Si en el pasado el reparto de la renta gasífera y petrolera dejaba en manos de las transnacionales el 82 % de lo producido mientras que el Estado captaba apenas el 18 % restante, con Evo esa relación se invirtió y ahora la parte del león queda en manos del fisco. No sorprende por lo tanto que un país que tenía déficits crónicos en las cuentas fiscales haya terminado el año 2013 con 14.430 millones de dólares en reservas internacionales (contra los 1.714 millones que disponía en 2005). Para calibrar el significado de esta cifra basta decir que las mismas equivalen al 47 % del PIB, de lejos el porcentaje más alto de América Latina. En línea con todo lo anterior la extrema pobreza bajó del 39 % en el 2005 al 18 % en 2013, y existe la meta de erradicarla por completo para el año 2025.

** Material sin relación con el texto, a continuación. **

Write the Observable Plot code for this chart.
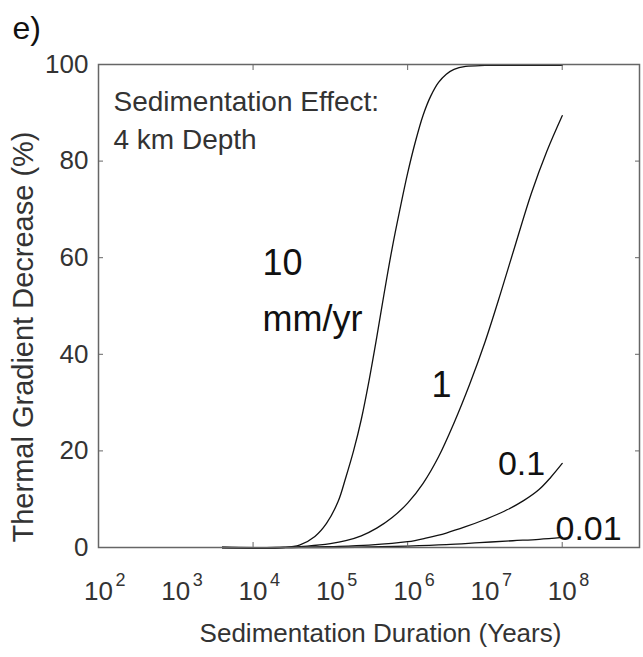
<!DOCTYPE html>
<html><head><meta charset="utf-8">
<script src="https://cdn.jsdelivr.net/npm/d3@7"></script>
<script src="https://cdn.jsdelivr.net/npm/@observablehq/plot@0.6"></script>
<style>body{margin:0;background:#fff} #chart svg{display:block}</style>
</head><body><div id="chart"></div>
<script>
const FONT = "'Liberation Sans', Arial, sans-serif";

// Curves: log10(years) and thermal gradient decrease (%)
const logT_10 = [3.6, 4.4, 4.6, 4.8, 4.95, 5.1, 5.2, 5.3, 5.4, 5.5, 5.6, 5.7, 5.8, 5.9, 6.0, 6.1, 6.2, 6.3, 6.4, 6.5, 6.6, 6.75, 7.0, 8.0];
const pct_10  = [0, 0, 0.5, 2.3, 5.0, 9.5, 14.5, 20.0, 26.5, 34.5, 43.5, 53.0, 62.0, 70.0, 77.5, 84.0, 89.5, 93.5, 96.3, 98.0, 99.0, 99.6, 99.8, 99.8];

const logT_1 = [3.6, 4.3, 4.7, 5.0, 5.2, 5.4, 5.6, 5.8, 6.0, 6.2, 6.4, 6.6, 6.8, 7.0, 7.2, 7.4, 7.6, 7.8, 8.0];
const pct_1  = [0, 0, 0.3, 0.8, 1.4, 2.4, 4.0, 6.2, 9.2, 13.3, 18.8, 25.8, 33.7, 42.5, 52.5, 63.0, 73.3, 82.0, 89.4];

const logT_01 = [3.6, 4.5, 5.0, 5.5, 6.0, 6.25, 6.5, 6.75, 7.0, 7.25, 7.5, 7.7, 7.85, 8.0];
const pct_01  = [0, 0, 0.2, 0.5, 1.2, 2.0, 3.0, 4.3, 5.8, 7.5, 9.7, 12.0, 14.5, 17.4];

const logT_001 = [3.6, 5.0, 5.5, 6.0, 6.5, 6.93, 7.36, 7.7, 8.0];
const pct_001  = [0, 0, 0.1, 0.3, 0.6, 1.0, 1.4, 1.7, 2.1];

// Axis ticks and labels
const xDecades = [1e2, 1e3, 1e4, 1e5, 1e6, 1e7, 1e8];
const xExponents = ["2", "3", "4", "5", "6", "7", "8"];
const xTickMarks = [1e2, 1e4, 1e6, 1e8];
const yTicks = [0, 20, 40, 60, 80, 100];

const series = (logT, pct) => logT.map((l, i) => ({t: Math.pow(10, l), p: pct[i]}));
const curves = [series(logT_10, pct_10), series(logT_1, pct_1), series(logT_01, pct_01), series(logT_001, pct_001)];

const lineOpts = {x: "t", y: "p", stroke: "#111", strokeWidth: 1.3, curve: "catmull-rom"};
const txt = "#333";

const plot = Plot.plot({
  width: 643, height: 657,
  marginLeft: 98, marginRight: 4, marginTop: 64, marginBottom: 110,
  style: {fontFamily: FONT, background: "#fff", overflow: "visible"},
  x: {type: "log", domain: [1e2, 1e9]},
  y: {domain: [0, 100]},
  marks: [
    ...curves.map(c => Plot.line(c, lineOpts)),
    Plot.frame({stroke: "#666", strokeWidth: 1.5}),
    Plot.axisX({anchor: "bottom", ticks: xTickMarks, tickSize: -5, tickFormat: () => "", label: null, stroke: "#666"}),
    Plot.axisX({anchor: "top", ticks: xTickMarks, tickSize: -5, tickFormat: () => "", label: null, stroke: "#666"}),
    Plot.axisY({anchor: "left", ticks: yTicks, tickSize: -5, tickPadding: 15, fontSize: 26, label: null, stroke: "#666", color: txt}),
    Plot.axisY({anchor: "right", ticks: yTicks, tickSize: -5, tickFormat: () => "", label: null, stroke: "#666"}),
    // x tick labels 10^n
    Plot.text(xDecades, {x: d => d, text: () => "10", frameAnchor: "bottom", dy: 52, fontSize: 26, fill: txt}),
    Plot.text(xDecades, {x: d => d, text: (d, i) => xExponents[i], frameAnchor: "bottom", dx: 22, dy: 38, fontSize: 18, fill: txt}),
    // axis titles
    Plot.text(["Sedimentation Duration (Years)"], {frameAnchor: "bottom", textAnchor: "middle", dx: 11.5, dy: 94, fontSize: 26, fill: txt}),
    Plot.text(["Thermal Gradient Decrease (%)"], {frameAnchor: "left", textAnchor: "middle", rotate: -90, dx: -75, dy: 31, fontSize: 29, fill: txt}),
    // panel label and inner title
    Plot.text(["e)"], {frameAnchor: "top-left", textAnchor: "start", dx: -86, dy: -48, fontSize: 32, fill: "#111"}),
    Plot.text(["Sedimentation Effect:"], {frameAnchor: "top-left", textAnchor: "start", dx: 15, dy: 27, fontSize: 28, fill: txt}),
    Plot.text(["4 km Depth"], {frameAnchor: "top-left", textAnchor: "start", dx: 15, dy: 65, fontSize: 28, fill: txt}),
    // curve labels
    Plot.text(["10"], {frameAnchor: "top-left", textAnchor: "start", dx: 164, dy: 185, fontSize: 36, fill: "#111"}),
    Plot.text(["mm/yr"], {frameAnchor: "top-left", textAnchor: "start", dx: 164, dy: 241, fontSize: 36, fill: "#111"}),
    Plot.text(["1"], {frameAnchor: "top-left", textAnchor: "middle", dx: 343, dy: 307, fontSize: 36, fill: "#111"}),
    Plot.text(["0.1"], {frameAnchor: "top-left", textAnchor: "middle", dx: 423, dy: 386, fontSize: 34, fill: "#111"}),
    Plot.text(["0.01"], {frameAnchor: "top-left", textAnchor: "start", dx: 457, dy: 451, fontSize: 34, fill: "#111"})
  ]
});
document.getElementById("chart").appendChild(plot);
</script></body></html>
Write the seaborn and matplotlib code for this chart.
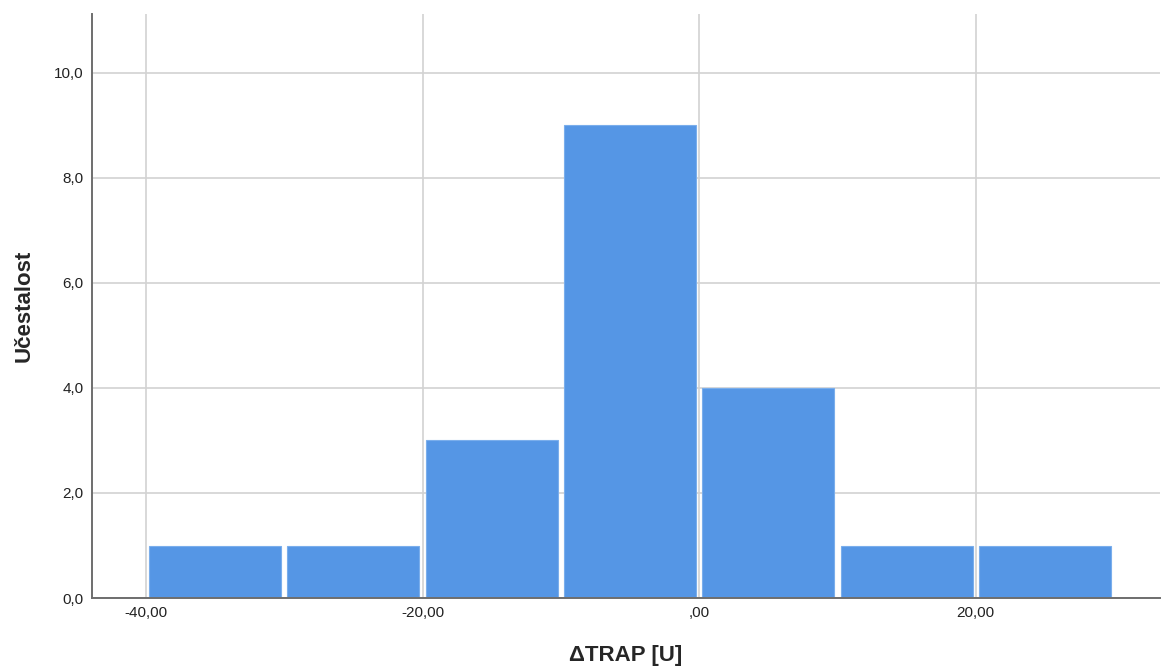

Con el resultado de ayer Evo continuará en el Palacio Quemado hasta el 2020, momento en que su proyecto refundacional habrá pasado el punto de no retorno. Queda por ver si retiene la mayoría de los dos tercios en el Congreso, lo que haría posible aprobar una reforma constitucional que le abriría la posibilidad de una re-elección indefinida. Ante esto no faltarán quienes pongan el grito en el cielo acusando al presidente boliviano de dictador o de pretender perpetuarse en el poder. Voces hipócritas y falsamente democráticas que jamás manifestaron esa preocupación por los 16 años de gestión de Helmut Kohl en Alemania, o los 14 del lobista de las transnacionales españolas, Felipe González. Lo que en Europa es una virtud, prueba inapelable de previsibilidad o estabilidad política, en el caso de Bolivia se convierte en un vicio intolerable que desnuda la supuesta esencia despótica del proyecto del MAS. Nada nuevo: hay una moral para los europeos y otra para los indios. Así de simple.
Atilio A. Boron, Investigador Superior del Conicet y Director del PLED (Programa Latinoamericano de Educación a Distancia en Ciencias Sociales).